MRR is critical in CNC roughing because it directly affects machining efficiency and production time. A high MRR helps remove bulk material quickly, reducing cycle time and cost. Optimizing MRR ensures effective roughing without overloading tools or machines, striking a balance between speed, accuracy, and tool life.
How Does CNC Roughing Affect the Lifespan of Machining Tools?
CNC roughing involves heavy cutting loads, which generate more heat and stress on the tool. If not properly managed, it can lead to faster tool wear, chipping, or even breakage. Using the right speeds, feeds, and cooling can reduce tool wear and extend lifespan during the roughing phase.
Why Is CNC Roughing Important?
CNC roughing is important because it quickly removes excess material to form the basic shape of a part. This prepares the workpiece for finishing operations, saving time and reducing tool stress. Efficient roughing improves workflow, reduces machining time, and enhances overall productivity in the CNC process.

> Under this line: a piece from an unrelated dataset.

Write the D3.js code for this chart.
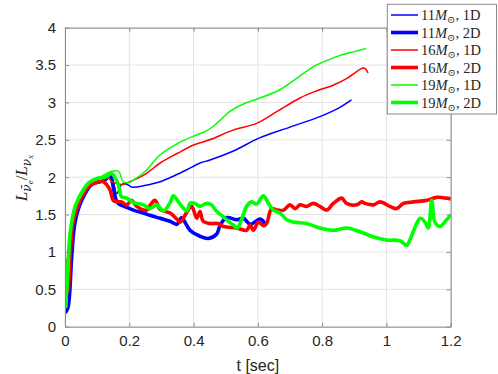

What Is the Difference Between Rough Cut and Finish Cut?
A rough cut removes large amounts of material quickly with lower precision, while a finish cut focuses on achieving the final dimensions, surface quality, and tolerances. Roughing prioritizes speed and volume removal; finishing ensures accuracy and surface finish.
What Is the Difference Between a Roughing Mill and a Finishing Mill?
A roughing mill is designed to remove large volumes of material with high cutting forces, using fewer flutes and robust geometry. A finishing mill has more flutes and a finer edge to produce smooth surfaces and precise dimensions with lower cutting loads.
What Is the Difference Between Roughing and Finishing Inserts?
Roughing inserts are thicker, stronger, and designed to handle heavy cuts and material removal. Finishing inserts are sharper with finer geometries, allowing precise, smooth surface finishes. Each type is optimized for different stages of the machining process.